Regrettably, price controls don’t stop with just goods, commodities, and services. The United States, Europe, and Japan have been doing their darnedest during the early years of the 21st century to show that the chi of the old Eastern Bloc also influences credit markets.
Remember, credit, like a commodity or good, has a price attached to it. The price of credit is the rate of interest a lender charges to a borrower. Like fixing the price of a commodity or good by a central planning authority, fixing the price of credit by a central bank – such as the Federal Reserve, European Central Bank, or Bank of Japan – is presently being shown to also be an utter failure.
Someone with even a dim perception of the world around them can peer out and see that something strange and grotesque has occurred. Financial assets, including stocks, bonds, and real estate, have ballooned out well beyond incomes. Moreover, those who deal in financial assets, like Jamie Dimon, have gotten filthy rich because of it.
This lopsided state of affairs would’ve never come into existence or ballooned out to this magnitude without the Fed’s credit market price controls. And guess what? We’re all paying for it…
“The Future Ain’t What It Used to Be”
Earlier this week the official national debt eclipsed $22 trillion. You may have seen a headline or two. But no serious calls were made by the President or Congress to meet the approaching calamity head on. Former Fed Chairman Alan Greenspan – the granddaddy of modern day centrally planned credit creation – issued the following assessment:
“This is an extremely imbalanced situation. Politically, budget deficits really don’t matter. What matters is the consequences.

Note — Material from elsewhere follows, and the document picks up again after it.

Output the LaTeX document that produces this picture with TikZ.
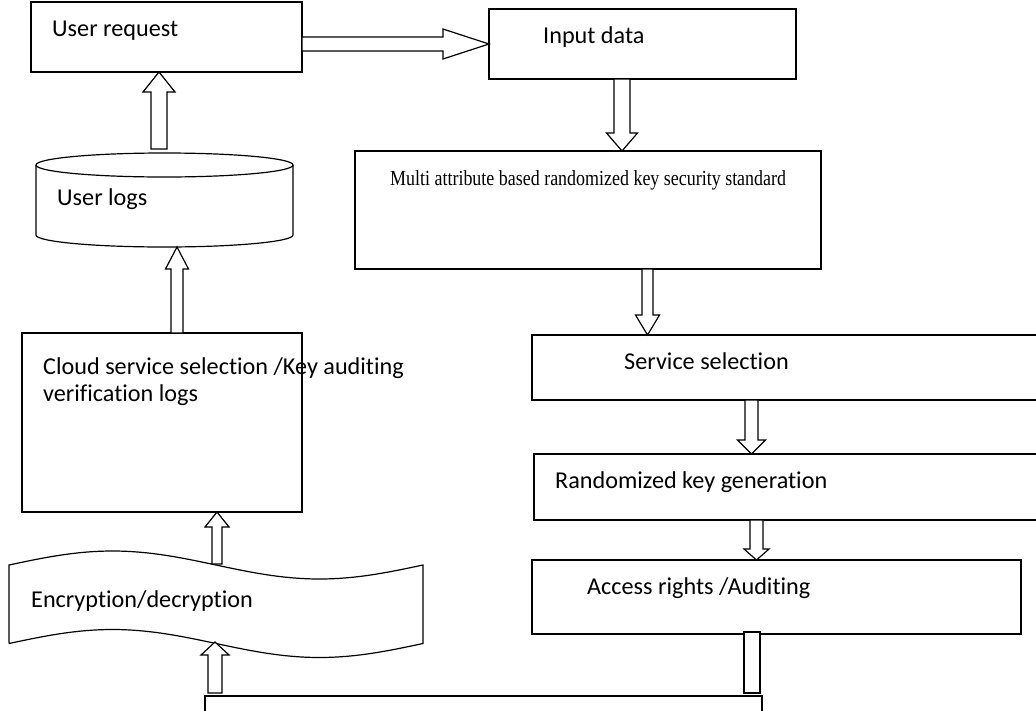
\documentclass[tikz,border=0pt]{standalone}
\usepackage{fontspec}
\setmainfont{Carlito}[Ligatures={NoCommon,NoContextual}]
\newfontfamily\timesf{Liberation Serif}
\usetikzlibrary{calc}

\tikzset{
  shp/.style={draw=black, line width=1.2pt, fill=white, line join=miter},
  box/.style={shp, inner sep=0pt, outer sep=0pt, anchor=north west},
  area/.style={inner sep=0pt, outer sep=0pt, anchor=north west},
  lbl/.style={inner sep=0pt, anchor=base west, font=\fontsize{24.2}{28}\selectfont},
  blk/.style={shp}
}

% block arrow: #1 tail, #2 tip, #3 half shaft width, #4 half head width, #5 head length
\newcommand\fatarrow[5]{%
  \coordinate (fa-h) at ($(#2)!#5!(#1)$);
  \draw[blk] ($(#1)!#3!90:(#2)$) -- ($(fa-h)!#3!90:(#2)$) -- ($(fa-h)!#4!90:(#2)$)
     -- (#2) -- ($(fa-h)!#4!-90:(#2)$) -- ($(fa-h)!#3!-90:(#2)$)
     -- ($(#1)!#3!-90:(#2)$) -- cycle;}

\begin{document}
\begin{tikzpicture}[x=1pt, y=-1pt]
\useasboundingbox (0,0) rectangle (1036,710);
\clip (0,0) rectangle (1036,710);

% ---- boxes ----
\node[box, minimum width=271pt, minimum height=70pt] (ureq) at (31,2) {};
\node[box, minimum width=307pt, minimum height=70pt] (inp) at (489,9) {};
\node[box, minimum width=466pt, minimum height=118pt] (multi) at (355,151) {};
\node[box, minimum width=540pt, minimum height=65pt] (svc) at (532,335) {};
\node[box, minimum width=540pt, minimum height=66pt] (rkg) at (534,454) {};
\node[box, minimum width=489pt, minimum height=74pt] (acc) at (532,560) {};
\node[box, minimum width=557pt, minimum height=60pt] (sink) at (205,696) {};
\node[box, minimum width=280pt, minimum height=179pt] (cloud) at (22,333) {};

% ---- user log store (cylinder) ----
\node[area, minimum width=257pt, minimum height=94pt] (logs) at (36,153) {};
\draw[shp] ([yshift=-12pt]logs.north west) -- ([yshift=12pt]logs.south west)
  arc[start angle=180, end angle=360, x radius=128.5pt, y radius=12pt]
  -- ([yshift=-12pt]logs.north east)
  arc[start angle=0, end angle=180, x radius=128.5pt, y radius=12pt] -- cycle;
\draw[shp, fill=none] ([yshift=-12pt]logs.north west)
  arc[start angle=180, end angle=360, x radius=128.5pt, y radius=12pt];

% ---- encryption tape (wavy banner) ----
\node[area, minimum width=414pt, minimum height=78pt] (enc) at (9,564) {};
\draw[shp] plot[domain=0:1, samples=61, variable=\t] ({9+414*\t},{565-14*sin(360*\t)})
  -- plot[domain=0:1, samples=61, variable=\t] ({423-414*\t},{643.5-14*sin(360*(1-\t))})
  -- cycle;

% ---- texts ----
\node[lbl] (t-ureq) at (52,36) {User request};
\node[lbl] (t-inp) at (543,43) {Input data};
\node[lbl] (t-multi) at (390,185)
  {\scalebox{0.835}[1]{\timesf\fontsize{21.5}{25}\selectfont Multi attribute based randomized key security standard}};
\node[lbl] (t-svc) at (624,369) {Service selection};
\node[lbl] (t-rkg) at (555,488) {Randomized key generation};
\node[lbl] (t-acc) at (587,594) {Access rights /Auditing};
\node[lbl] (t-logs) at (57,205) {User logs};
\node[lbl] (t-cloud1) at (43,374) {Cloud service selection /Key auditing};
\node[lbl] (t-cloud2) at (43,401) {verification logs};
\node[lbl] (t-enc) at (31,607) {Encryption/decryption};

% ---- block arrows ----
\coordinate (a1s) at (ureq.east |- inp.west);
\fatarrow{a1s}{inp.west}{7pt}{15pt}{46pt}

\coordinate (a2s) at ([xshift=-20.5pt]inp.south);
\coordinate (a2t) at (a2s |- multi.north);
\fatarrow{a2s}{a2t}{8pt}{15.5pt}{18pt}

\coordinate (a3s) at ([xshift=59.5pt]multi.south);
\coordinate (a3t) at (a3s |- svc.north);
\fatarrow{a3s}{a3t}{5.5pt}{12pt}{20pt}

\coordinate (a4s) at ([xshift=219.5pt]svc.south west);
\coordinate (a4t) at (a4s |- rkg.north);
\fatarrow{a4s}{a4t}{6.5pt}{14pt}{14pt}

\coordinate (a5s) at ([xshift=222.5pt]rkg.south west);
\coordinate (a5t) at (a5s |- acc.north);
\fatarrow{a5s}{a5t}{6.5pt}{12.5pt}{11pt}

% plain bar from access rights down to the lower box
\coordinate (a6s) at ([xshift=212pt]acc.south west);
\coordinate (a6t) at ([xshift=16pt]a6s |- sink.north);
\draw[shp] ([yshift=2pt]a6s) rectangle ([yshift=3pt]a6t);

\coordinate (a7s) at ([xshift=10pt, yshift=3pt]sink.north west);
\coordinate (a7t) at (a7s |- enc.south);
\fatarrow{a7s}{a7t}{7pt}{14pt}{13pt}

\coordinate (a8s) at ([xshift=1pt]enc.north);
\coordinate (a8t) at (a8s |- cloud.south);
\fatarrow{a8s}{a8t}{5pt}{12pt}{15pt}

\coordinate (a9s) at ([xshift=15pt]cloud.north);
\coordinate (a9t) at (a9s |- logs.south);
\fatarrow{a9s}{a9t}{6pt}{11.5pt}{22pt}

\coordinate (a10s) at ([xshift=-5.5pt, yshift=4pt]logs.north);
\coordinate (a10t) at (a10s |- ureq.south);
\fatarrow{a10s}{a10t}{8pt}{16pt}{20pt}
\end{tikzpicture}
\end{document}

“It is only when eventually the budget deficits, as they always do, engender inflation that you get the political system responding. We see right now the beginnings of stagflation, but we are not there yet.”
From our perspective, Greenspan’s assessment is disingenuous. Inflation, remember, is inflation of the money supply. Following Tricky Dick’s 1971 unilateral termination of the U.S. dollar’s convertibility to gold, as specified by the Bretton Woods system, the money supply has moon launched beyond the exosphere. Debt levels have generally tracked this trajectory. And the Fed, in concert with the Treasury, has made it all possible.
What to make of it?
“In the long run, we are all dead,” said 20th Century economist and all around statist, John Maynard Keynes. This, in short, was Keynes’ rationale for why governments should borrow from the future to fund economic growth today. This rationale has also allowed Congress to promise roses without thorns, rainbows without rain, and salvation without repentance.
Alas, attempting to spend a nation to prosperity using borrowed money at everyday low rates courtesy of the Fed is not without consequences. In the short run, an illusion of wealth can be erected. In the long run, that illusion slips into decay and disrepair.
Contrary to Keynes, racking up massive amounts of government debt hasn’t produce the nirvana of rising long run living standards. Rather it produced the disparity of stagnating GDP and rapidly rising government debt, and an extreme wealth gap to boot.
No doubt, as Yogi Berra noted, “The future ain’t what it used to be.”
In the long run we’re not all dead. Some of us are still here, living with the consequences of the shortsighted economic policies of dead economists.